Wednesday, January 20, 2010

Brown's win or Coakley's loss. The words are what matters.

I watched the election results of the Massachusetts Senator race as they came in last night.  I must say that I slept very well after the results and realizing that one more time the American people have spoke to the politicians in Washington about the leadership and the direction they are leading.  Will they listen?
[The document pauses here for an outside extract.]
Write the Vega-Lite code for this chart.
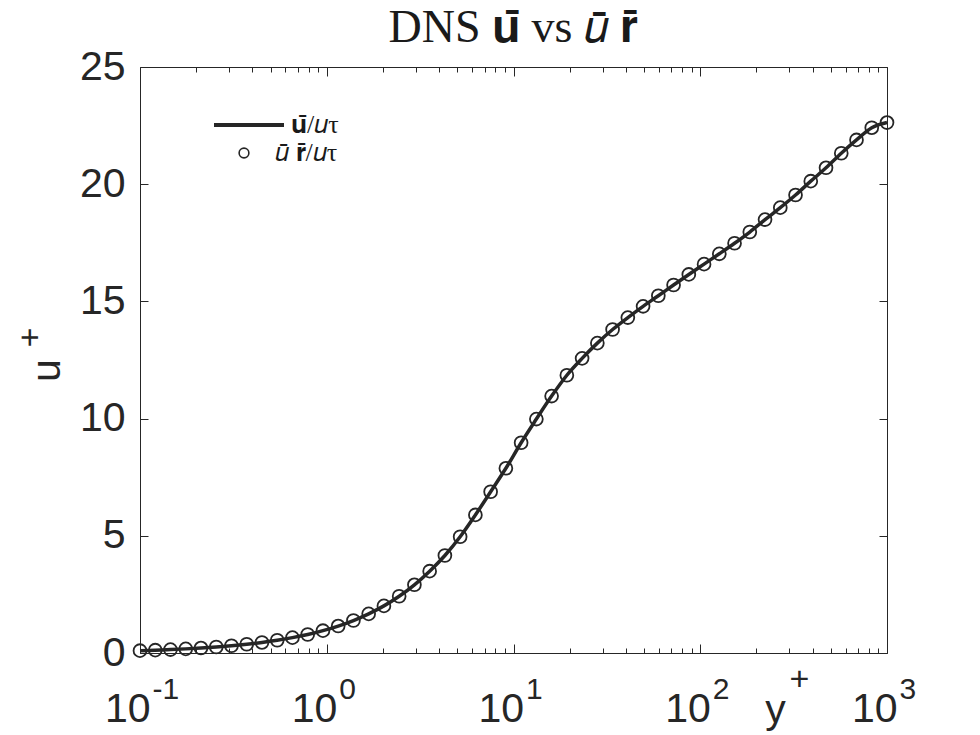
{
  "$schema": "https://vega.github.io/schema/vega-lite/v6.json",
  "autosize": "none",
  "width": 747,
  "height": 586,
  "padding": {"left": 140, "top": 67, "right": 93, "bottom": 82},
  "background": "white",
  "title": {
    "text": "DNS 𝐮̄ vs 𝑢̄ 𝐫̄",
    "font": "Liberation Serif",
    "fontSize": 46,
    "fontWeight": "normal",
    "color": "#1a1a1a",
    "anchor": "middle",
    "offset": -6
  },
  "data": {
    "values": [
      {"y": 0.1, "u": 0.1},
      {"y": 0.1207, "u": 0.12},
      {"y": 0.1456, "u": 0.146},
      {"y": 0.1758, "u": 0.176},
      {"y": 0.2121, "u": 0.212},
      {"y": 0.256, "u": 0.256},
      {"y": 0.3089, "u": 0.309},
      {"y": 0.3728, "u": 0.373},
      {"y": 0.4499, "u": 0.45},
      {"y": 0.5429, "u": 0.543},
      {"y": 0.6551, "u": 0.655},
      {"y": 0.7906, "u": 0.79},
      {"y": 0.9541, "u": 0.953},
      {"y": 1.1514, "u": 1.15},
      {"y": 1.3895, "u": 1.386},
      {"y": 1.6768, "u": 1.67},
      {"y": 2.0236, "u": 2.01},
      {"y": 2.4421, "u": 2.42},
      {"y": 2.9471, "u": 2.91},
      {"y": 3.5565, "u": 3.49},
      {"y": 4.2919, "u": 4.16},
      {"y": 5.1795, "u": 4.96},
      {"y": 6.2506, "u": 5.89},
      {"y": 7.5431, "u": 6.88},
      {"y": 9.1029, "u": 7.88},
      {"y": 10.985, "u": 8.97},
      {"y": 13.257, "u": 9.98},
      {"y": 15.998, "u": 10.96},
      {"y": 19.307, "u": 11.85},
      {"y": 23.3, "u": 12.57},
      {"y": 28.118, "u": 13.22},
      {"y": 33.932, "u": 13.8},
      {"y": 40.949, "u": 14.31},
      {"y": 49.417, "u": 14.79},
      {"y": 59.636, "u": 15.24},
      {"y": 71.969, "u": 15.7},
      {"y": 86.851, "u": 16.15},
      {"y": 104.81, "u": 16.59},
      {"y": 126.49, "u": 17.03},
      {"y": 152.64, "u": 17.48},
      {"y": 184.21, "u": 17.96},
      {"y": 222.3, "u": 18.49},
      {"y": 268.27, "u": 19.0},
      {"y": 323.75, "u": 19.54},
      {"y": 390.7, "u": 20.13},
      {"y": 471.49, "u": 20.7},
      {"y": 568.99, "u": 21.32},
      {"y": 686.65, "u": 21.89},
      {"y": 828.64, "u": 22.41},
      {"y": 1000, "u": 22.63}
    ]
  },
  "layer": [
    {
      "mark": {"type": "line", "strokeWidth": 3.5, "interpolate": "monotone"},
      "encoding": {
        "x": {
          "field": "y", "type": "quantitative",
          "scale": {"type": "log", "domain": [0.1, 1000]},
          "axis": {
            "orient": "bottom",
            "values": [0.1,0.2,0.3,0.4,0.5,0.6,0.7,0.8,0.9,1,2,3,4,5,6,7,8,9,10,20,30,40,50,60,70,80,90,100,200,300,400,500,600,700,800,900,1000],
            "labelExpr": "indexof([0.1,1,10,100,1000], datum.value) >= 0 ? '10' : ''",
            "tickSize": {"condition": {"test": "indexof([0.1,1,10,100,1000], datum.value) >= 0", "value": -9}, "value": -5},
            "labelPadding": 77,
            "labelBaseline": "alphabetic",
            "labelAlign": "right",
            "labelOffset": 10,
            "labelFontSize": 41,
            "labelOverlap": false,
            "labelFlush": false,
            "title": "y",
            "titleFontSize": 41,
            "titleX": 635,
            "titleY": 69,
            "titleBaseline": "alphabetic",
            "titleAlign": "center"
          }
        },
        "y": {
          "field": "u", "type": "quantitative",
          "scale": {"domain": [0, 25], "nice": false},
          "axis": {
            "orient": "left",
            "values": [0, 5, 10, 15, 20, 25],
            "tickSize": -8,
            "labelPadding": 23,
            "labelFontSize": 41,
            "title": "u",
            "titleFontSize": 41,
            "titleAngle": -90,
            "titleX": -93,
            "titleY": 303,
            "titleBaseline": "middle",
            "titleAlign": "center"
          }
        },
        "stroke": {
          "datum": "𝐮̄/𝑢τ",
          "scale": {"range": ["#262626"]},
          "legend": {
            "orient": "none",
            "legendX": 72,
            "legendY": 21,
            "title": null,
            "symbolSize": 4900,
            "symbolStrokeWidth": 4,
            "labelOffset": 5,
            "labelFont": "Liberation Serif",
            "labelFontSize": 26,
            "labelColor": "#1a1a1a",
            "padding": 0
          }
        }
      }
    },
    {
      "mark": {"type": "point", "shape": "circle", "filled": false, "size": 165, "strokeWidth": 1.8, "color": "#262626", "opacity": 1},
      "encoding": {
        "x": {
          "field": "y", "type": "quantitative",
          "scale": {"type": "log", "domain": [0.1, 1000]},
          "axis": {
            "orient": "bottom",
            "values": [0.1, 1, 10, 100, 1000],
            "labelExpr": "datum.value == 0.1 ? '-1' : datum.value == 1 ? '0' : datum.value == 10 ? '1' : datum.value == 100 ? '2' : '3'",
            "domain": false,
            "tickSize": -9,
            "tickOpacity": 0,
            "labelPadding": 54,
            "labelBaseline": "alphabetic",
            "labelAlign": "left",
            "labelOffset": 12,
            "labelFontSize": 30,
            "labelOverlap": false,
            "labelFlush": false,
            "title": "+",
            "titleFontSize": 34,
            "titleX": 659,
            "titleY": 36,
            "titleBaseline": "alphabetic",
            "titleAlign": "center"
          }
        },
        "y": {
          "field": "u", "type": "quantitative",
          "scale": {"domain": [0, 25], "nice": false},
          "axis": {
            "orient": "right",
            "values": [0, 5, 10, 15, 20, 25],
            "labels": false,
            "tickSize": -8,
            "title": null
          }
        },
        "shape": {
          "datum": "𝑢̄ 𝐫̄/𝑢τ",
          "scale": {"range": ["circle"]},
          "legend": {
            "orient": "none",
            "legendX": 91,
            "legendY": 73,
            "title": null,
            "symbolSize": 95,
            "symbolStrokeWidth": 1.6,
            "symbolStrokeColor": "#262626",
            "symbolFillColor": "transparent",
            "symbolOpacity": 1,
            "labelOffset": 18,
            "labelFont": "Liberation Serif",
            "labelFontSize": 26,
            "labelColor": "#1a1a1a",
            "padding": 0
          }
        }
      }
    },
    {
      "mark": {"type": "line", "strokeOpacity": 0},
      "encoding": {
        "x": {
          "field": "y", "type": "quantitative",
          "scale": {"type": "log", "domain": [0.1, 1000]},
          "axis": {
            "orient": "top",
            "values": [0.1,0.2,0.3,0.4,0.5,0.6,0.7,0.8,0.9,1,2,3,4,5,6,7,8,9,10,20,30,40,50,60,70,80,90,100,200,300,400,500,600,700,800,900,1000],
            "labels": false,
            "tickSize": {"condition": {"test": "indexof([0.1,1,10,100,1000], datum.value) >= 0", "value": -9}, "value": -5},
            "title": null
          }
        },
        "y": {
          "field": "u", "type": "quantitative",
          "scale": {"domain": [0, 25], "nice": false},
          "axis": {
            "orient": "left",
            "values": [0, 25],
            "labels": false,
            "ticks": false,
            "domain": false,
            "title": "+",
            "titleFontSize": 34,
            "titleAngle": -90,
            "titleX": -110,
            "titleY": 270,
            "titleBaseline": "middle",
            "titleAlign": "center"
          }
        }
      }
    }
  ],
  "resolve": {"axis": {"x": "independent", "y": "independent"}},
  "config": {
    "view": {"stroke": null},
    "axis": {
      "grid": false,
      "domainColor": "#262626",
      "domainWidth": 1,
      "tickColor": "#262626",
      "tickWidth": 1,
      "labelColor": "#262626",
      "titleColor": "#262626",
      "labelFont": "Liberation Sans",
      "titleFont": "Liberation Sans",
      "titleFontWeight": "normal"
    }
  }
}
In her concession speech last night Martha Coakley said "Sometimes it's more important to travel hopefully than to arrive.”  I must say that at first I was confused by that statement.  In fact I did ponder its true meaning for quite some time.  We've all heard the expression "stop and smell the roses along the way" and can identify with its meaning.  Although this comment seems to be nearly the same it does imply something different.  In fact, I think it illustrates in part why the political elite are bad for our country.  If your goal was to travel hopefully then I could agree with it being more important to travel hopefully.  In fact, in a general sense, that is what life is all about.  You set a course, you improvise and adapt along the way, all the while hoping that where you are headed is someplace worth going. However, in regards to an election, the goal is to win not just campaign.  In real life, the destination does matter.  That is why so many people in America are voicing opposition to the current course of our country.  We realize that the current course is taking us to a destination that is bad for everyone.  Martha Coakly's words last night are a telling sign of what we have seen and can expect from the ruling Democratic congress.  At this point in time they all seem more concerned with the trip (ego and otherwise) than the destination. Something I'm sure the voters will remember at the ballot box later this year.

Congratulations Senator Brown for talking with the people, listening, and giving them a reason for hope.  Please honor the words you spoke during your campaign when you speak and take action to perform your duties in the US Senate.